Jack Reed is an Oakland resident and software programmer who once pulled
down $120 an hour as an independent contractor. Today he sustains himself
with his woodworking business ( www.woodenfaces.com , handbuilding
mannequins for retailers. With the retail market slowing, he is hoping to
build and repair acoustic guitars.

Following a trend over the last two years, Arun's U.S. employer laid him
off six months ago. Arun, who asked that his real name not be used and
would not divulge his former employer's name, got a tourist visa to buy
some time while he searched for a new job.

Reed, a Database C and Visual Basic programmer, said he used to get "two to
three calls a week offering me new positions, and now I get one or two a
month."

Reed has been out of work for almost a year, despite acquiring new skills.

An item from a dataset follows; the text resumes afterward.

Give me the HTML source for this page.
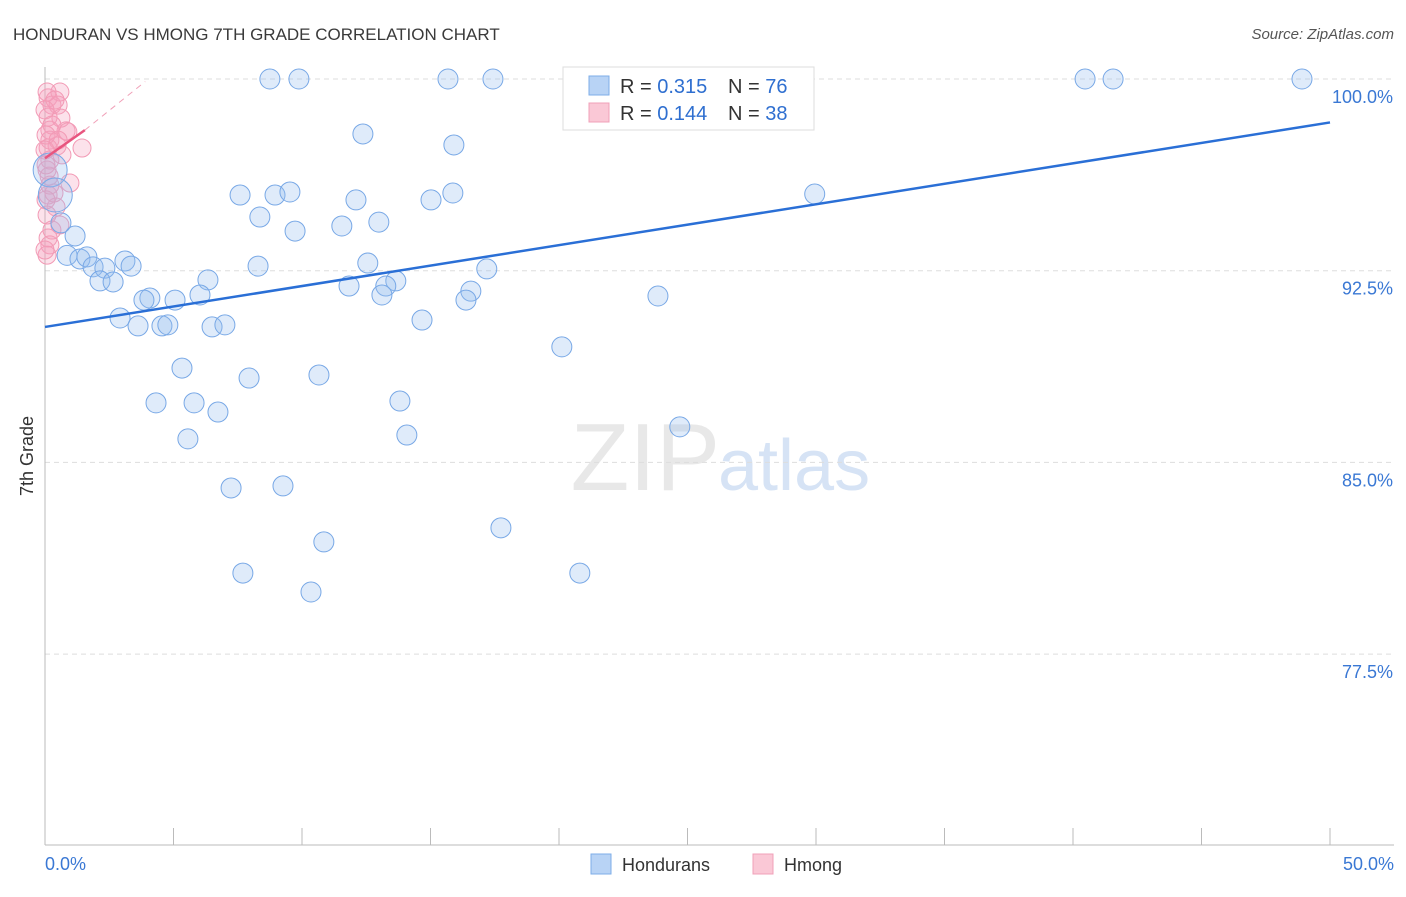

Both men have been caught in the cross-currents of a huge shift in the
high-tech industry's work force worldwide, and particularly in the Bay
Area, since the onset of the recession.

While the dot-com collapse led to massive layoffs and ended the high-tech
worker shortage that initially produced the influx of foreign workers, many
companies continue to pursue foreign workers -- but with a different objective.

Now, instead of going outside their own work forces to beef up
productivity, local employers are doing so to cut costs. And there appears
to be less reliance on importing workers and more a focus on outsourcing
jobs through foreign intermediaries or by expanding a company's foreign
operations.

Arun worked for a company, one of many that have found cheaper,
underemployed labor pools in India and other lesser developed countries.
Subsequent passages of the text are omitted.